Is Dondoh a Peruvian robatayaki (Japanese barbecue restaurant) or a Japanese parrilla (Latin steakhouse)? Does it matter when the food is this good?
With Nikkei restaurants — specialists in the melding of Peruvian and Japanese ingredients and techniques over the past century — becoming an increasingly integral piece of Lima’s culinary scene, a Japanese-style meat restaurant with touches of Peru does not seem particularly out of place. The cuisine is a natural fusion that extends beyond just putting both ceviche and sushi on a menu. (Dondoh has neither, by the way.)
The restaurant is a collaboration between Renzo Garibaldi, who rose to fame with Osso, his butcher shop and restaurant that serves 300-day aged beef and all-meat degustation menus, and the chef Ciro Watanabe and the Osaka group, which has a chain of Nikkei restaurants around South America. The result is more Japanese than Peruvian, and there doesn’t seem to be a concentrated effort to force local flavors into the dishes. Rather, subtle Peruvian touches are found throughout Dondoh, like the ají limo spicing up the edamame or a sprig of culantro in the gyoza.
Inside Dondoh, which opened in December in the San Isidro district, hundreds of wooden ema prayer tablets hang above the bar, which is stocked with soju and sake. A stone divider separates the dark wood interiors of the central dining room from the open kitchen, where cooks place slabs of beef and pork on robata grills fired with white charcoal.
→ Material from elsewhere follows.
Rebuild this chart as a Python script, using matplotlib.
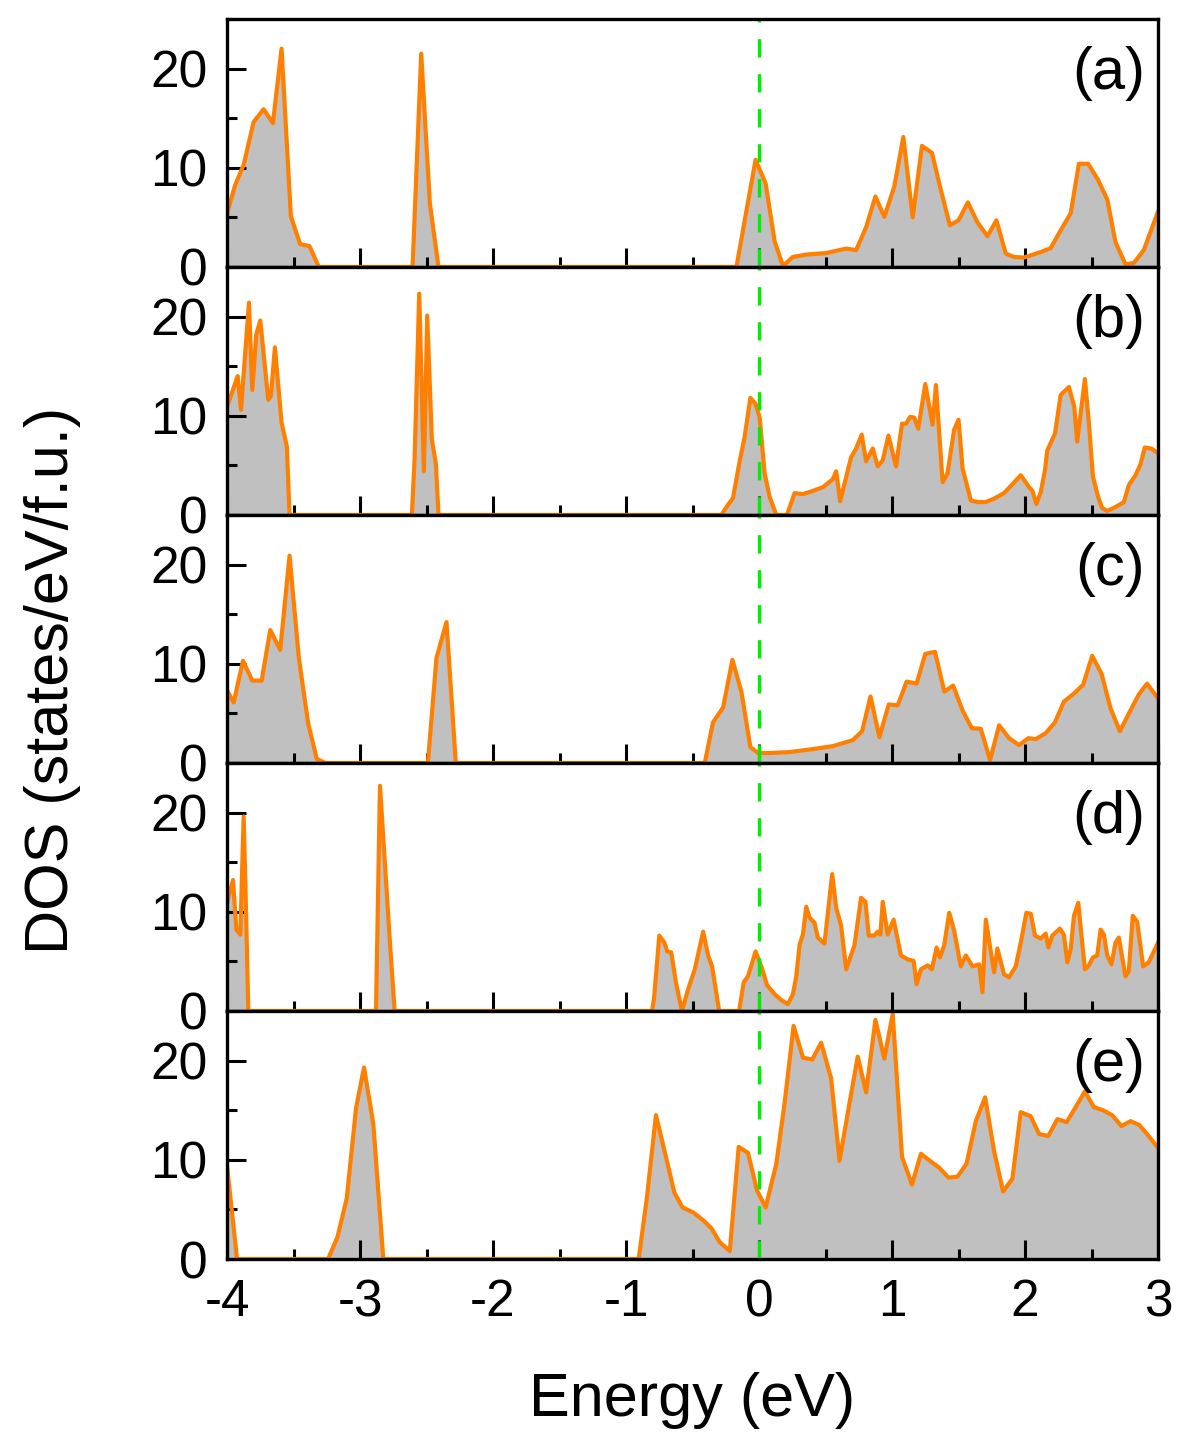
import numpy as np
import matplotlib
matplotlib.use("Agg")
import matplotlib.pyplot as plt
from matplotlib.ticker import MultipleLocator

# ---- data (energy in eV, DOS in states/eV/f.u.) ----
e_a = [-4.0, -3.94, -3.875, -3.8, -3.725, -3.655, -3.59, -3.52, -3.45, -3.38,
       -3.31, -2.605, -2.54, -2.475, -2.41, -0.17, -0.026, 0.05, 0.117, 0.18,
       0.254, 0.355, 0.505, 0.655, 0.73, 0.805, 0.875, 0.942, 1.017, 1.085,
       1.155, 1.225, 1.3, 1.368, 1.435, 1.5, 1.57, 1.642, 1.717, 1.785,
       1.855, 1.917, 1.992, 2.118, 2.193, 2.268, 2.343, 2.405, 2.475, 2.55,
       2.618, 2.68, 2.755, 2.818, 2.893, 3.0]
dos_a = [5.4, 8.2, 10.3, 14.6, 15.9, 14.5, 22.0, 5.1, 2.3, 2.1,
         0, 0, 21.5, 6.4, 0, 0, 10.8, 8.4, 2.6, 0.1,
         1.0, 1.25, 1.4, 1.85, 1.7, 4.0, 7.1, 5.05, 8.1, 13.1,
         5.0, 12.2, 11.5, 7.7, 4.2, 4.7, 6.5, 4.5, 3.1, 4.7,
         1.35, 1.0, 0.95, 1.5, 1.9, 3.7, 5.4, 10.4, 10.4, 8.75,
         6.8, 2.5, 0.27, 0.4, 1.7, 5.6]

e_b = [-4.0, -3.92, -3.895, -3.835, -3.81, -3.78, -3.75, -3.69, -3.67, -3.64,
       -3.59, -3.55, -3.53, -2.61, -2.59, -2.555, -2.52, -2.495, -2.46, -2.43,
       -2.41, -0.283, -0.245, -0.196, -0.15, -0.108, -0.065, -0.026, 0.005, 0.042,
       0.08, 0.13, 0.21, 0.267, 0.33, 0.4, 0.48, 0.555, 0.58, 0.61,
       0.655, 0.692, 0.73, 0.772, 0.805, 0.855, 0.892, 0.93, 0.973, 1.03,
       1.075, 1.105, 1.137, 1.167, 1.197, 1.25, 1.305, 1.33, 1.38, 1.417,
       1.467, 1.5, 1.53, 1.593, 1.642, 1.705, 1.767, 1.842, 1.905, 1.968,
       2.03, 2.055, 2.085, 2.118, 2.15, 2.167, 2.225, 2.268, 2.33, 2.37,
       2.392, 2.45, 2.48, 2.51, 2.55, 2.58, 2.618, 2.68, 2.743, 2.78,
       2.83, 2.868, 2.9, 2.95, 3.0]
dos_b = [10.9, 14.0, 10.6, 21.4, 12.6, 18.2, 19.6, 11.6, 12.0, 16.9,
         9.3, 6.9, 0, 0, 5.6, 22.3, 4.4, 20.1, 7.6, 5.2,
         0, 0, 0.8, 1.7, 5.1, 7.9, 11.8, 11.2, 9.8, 4.2,
         1.8, 0, 0, 2.2, 2.1, 2.4, 2.8, 3.6, 4.4, 1.4,
         3.8, 5.8, 6.7, 8.1, 5.4, 6.7, 4.9, 5.5, 8.0, 4.9,
         9.2, 9.2, 9.9, 9.8, 8.7, 13.2, 9.1, 13.1, 3.3, 4.2,
         8.6, 9.6, 4.7, 1.45, 1.3, 1.3, 1.65, 2.2, 3.1, 4.0,
         2.8, 2.45, 1.1, 2.3, 4.5, 6.5, 8.2, 12.1, 12.9, 10.9,
         7.4, 13.7, 9.3, 3.9, 1.8, 0.7, 0.4, 0.8, 1.3, 3.0,
         4.0, 5.1, 6.8, 6.7, 6.2]

e_c = [-4.0, -3.95, -3.88, -3.81, -3.74, -3.675, -3.6, -3.53, -3.46, -3.39,
       -3.325, -3.26, -2.49, -2.425, -2.35, -2.28, -0.408, -0.346, -0.27, -0.2,
       -0.133, -0.065, -0.008, 0.08, 0.23, 0.405, 0.555, 0.705, 0.775, 0.838,
       0.905, 0.975, 1.042, 1.11, 1.185, 1.25, 1.323, 1.393, 1.46, 1.53,
       1.6, 1.667, 1.737, 1.805, 1.88, 1.955, 2.025, 2.08, 2.155, 2.225,
       2.293, 2.368, 2.437, 2.505, 2.575, 2.643, 2.713, 2.785, 2.855, 2.917,
       3.0]
dos_c = [7.3, 6.1, 10.3, 8.3, 8.3, 13.4, 11.4, 20.9, 10.6, 4.0,
         0.4, 0, 0, 10.6, 14.2, 0, 0, 4.1, 5.6, 10.4,
         7.2, 1.6, 1.0, 1.0, 1.1, 1.4, 1.7, 2.3, 3.2, 6.7,
         2.6, 5.9, 5.8, 8.2, 8.0, 11.0, 11.2, 7.2, 7.8, 5.3,
         3.5, 3.45, 0.3, 3.8, 2.5, 1.8, 2.5, 2.4, 3.0, 4.1,
         6.2, 7.0, 7.9, 10.8, 9.0, 5.5, 3.2, 5.1, 6.9, 8.0,
         6.5]

e_d = [-4.0, -3.955, -3.93, -3.9, -3.875, -3.855, -3.84, -2.88, -2.85, -2.775,
       -2.74, -0.805, -0.79, -0.75, -0.712, -0.69, -0.66, -0.625, -0.58, -0.533,
       -0.483, -0.42, -0.383, -0.353, -0.3, -0.15, -0.115, -0.083, -0.026, 0.025,
       0.06, 0.117, 0.167, 0.217, 0.255, 0.28, 0.305, 0.33, 0.355, 0.38,
       0.417, 0.442, 0.492, 0.55, 0.58, 0.617, 0.655, 0.717, 0.767, 0.8,
       0.825, 0.867, 0.892, 0.912, 0.93, 0.967, 1.012, 1.067, 1.117, 1.162,
       1.185, 1.217, 1.267, 1.3, 1.335, 1.36, 1.392, 1.43, 1.467, 1.517,
       1.555, 1.605, 1.655, 1.68, 1.705, 1.767, 1.792, 1.842, 1.88, 1.93,
       1.968, 2.01, 2.043, 2.075, 2.118, 2.155, 2.175, 2.205, 2.262, 2.292,
       2.318, 2.343, 2.368, 2.4, 2.45, 2.48, 2.51, 2.543, 2.568, 2.593,
       2.618, 2.65, 2.68, 2.705, 2.755, 2.78, 2.81, 2.843, 2.888, 2.93,
       3.0]
dos_d = [10.9, 13.2, 8.2, 7.7, 19.6, 8.9, 0, 0, 22.7, 6.9,
         0, 0, 1.2, 7.6, 6.9, 6.0, 5.9, 2.9, 0, 2.2,
         4.2, 8.0, 5.6, 4.5, 0, 0, 2.9, 3.5, 6.0, 4.2,
         2.6, 1.7, 1.1, 0.7, 1.7, 3.5, 6.7, 7.7, 10.5, 9.4,
         8.9, 7.4, 6.8, 13.8, 10.4, 8.6, 4.2, 6.6, 11.4, 11.0,
         7.6, 7.6, 8.0, 7.7, 11.0, 7.7, 9.2, 5.6, 5.2, 5.05,
         2.7, 4.2, 4.6, 4.2, 6.4, 5.4, 6.6, 9.9, 8.1, 4.5,
         5.6, 4.5, 4.7, 1.9, 9.2, 3.9, 6.3, 3.7, 3.4, 4.5,
         6.9, 9.9, 9.8, 7.6, 7.3, 7.8, 6.4, 7.6, 8.3, 7.7,
         4.9, 6.2, 9.6, 10.9, 4.2, 4.6, 5.4, 5.6, 8.2, 7.7,
         5.6, 4.7, 6.9, 7.4, 3.5, 4.0, 9.6, 9.0, 4.5, 4.9,
         6.9]

e_e = [-4.0, -3.925, -3.24, -3.17, -3.1, -3.03, -2.97, -2.9, -2.825, -0.905,
       -0.843, -0.775, -0.7, -0.637, -0.575, -0.496, -0.42, -0.358, -0.296, -0.22,
       -0.153, -0.083, -0.015, 0.05, 0.13, 0.192, 0.26, 0.33, 0.4, 0.467,
       0.542, 0.605, 0.68, 0.742, 0.805, 0.875, 0.942, 1.005, 1.075, 1.15,
       1.217, 1.285, 1.355, 1.425, 1.492, 1.56, 1.63, 1.7, 1.767, 1.835,
       1.905, 1.967, 2.042, 2.105, 2.175, 2.243, 2.313, 2.38, 2.45, 2.518,
       2.585, 2.655, 2.725, 2.793, 2.86, 2.917, 3.0]
dos_e = [9.4, 0, 0, 2.2, 6.1, 15.2, 19.3, 13.6, 0, 0,
         6.2, 14.5, 10.3, 6.7, 5.2, 4.7, 3.9, 3.1, 1.7, 0.8,
         11.3, 10.7, 6.9, 5.2, 9.6, 15.7, 23.5, 20.3, 20.1, 21.8,
         18.2, 9.9, 15.7, 20.4, 16.8, 24.1, 20.2, 24.7, 10.3, 7.5,
         10.6, 9.9, 9.2, 8.2, 8.3, 9.6, 13.9, 16.3, 10.9, 6.8,
         8.1, 14.8, 14.4, 12.6, 12.4, 14.1, 13.8, 15.3, 16.9, 15.3,
         15.0, 14.5, 13.4, 13.9, 13.5, 12.6, 11.2]

panels = [("(a)", e_a, dos_a), ("(b)", e_b, dos_b), ("(c)", e_c, dos_c),
          ("(d)", e_d, dos_d), ("(e)", e_e, dos_e)]

ORANGE = "#ff8000"; FILL = "#c0c0c0"; GREEN = "#00ee00"

plt.rcParams.update({"font.family": ["Liberation Sans", "DejaVu Sans"],
                     "font.size": 37, "axes.unicode_minus": False})

fig, axes = plt.subplots(5, 1, sharex=True, figsize=(11.93, 14.56), dpi=100)
fig.subplots_adjust(left=0.1903, right=0.9707, top=0.987, bottom=0.1353, hspace=0)

for ax, (lab, e, d) in zip(axes, panels):
    ax.fill_between(e, d, 0, color=FILL, lw=0, zorder=1)
    ax.plot(e, d, color=ORANGE, lw=3.0, zorder=2)
    ax.axvline(0, color=GREEN, lw=2.4, dashes=(5.5, 5), zorder=3)
    ax.set_xlim(-4, 3); ax.set_ylim(0, 25)
    ax.xaxis.set_major_locator(MultipleLocator(1))
    ax.xaxis.set_minor_locator(MultipleLocator(0.5))
    ax.yaxis.set_major_locator(MultipleLocator(10))
    ax.yaxis.set_minor_locator(MultipleLocator(5))
    ax.tick_params(which="both", direction="in", top=False, right=False, width=2.2)
    ax.tick_params(which="major", length=14, labelsize=37, pad=14)
    ax.tick_params(which="minor", length=7)
    for s in ax.spines.values():
        s.set_linewidth(2.4)
        s.set_zorder(5)
    ax.text(0.986, 0.78, lab, transform=ax.transAxes, ha="right", va="center",
            fontsize=43)

fig.text(0.58, 0.038, "Energy (eV)", ha="center", va="center", fontsize=44)
fig.text(0.044, 0.533, "DOS (states/eV/f.u.)", ha="center", va="center",
         rotation=90, fontsize=44)

fig.savefig("out.png", dpi=100, facecolor="white")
“The first time I saw one was in the Korin store in New York, and I immediately bought it,” Mr. Garibaldi said, referring to the grills. “We used it at Osso for anticuchos, and I experimented with it in my house for barbecues.” At Dondoh, they are used for cooking shoyu-glazed rib eyes and an asado de tira that is served with kalbi sauce and toasted sesame seeds.
Meat, however, makes up only a portion of the menu — more space is dedicated to small plates like you might find at an izakaya, such as a grilled avocado topped with a slow-cooked egg and a garlic and almond chimichurri, or tako tempura, tasty battered and fried chunks of octopus. There is even a riff on pollo a la brasa, Peru’s ubiquitous rotisserie chicken, which instead gets smoked and spiced with cardamom and shoyu, plus a Black Angus burger with a bao bun dyed black with squid ink. Sides like rice and udon noodles are scooped out of cast iron pans tableside.
“We’re trying to show that Nikkei food is more than fish,” Mr. Garibaldi said. “It can be versatile and fire is a big part of it. We like the marriage between fire and meat, as well as between cultures.”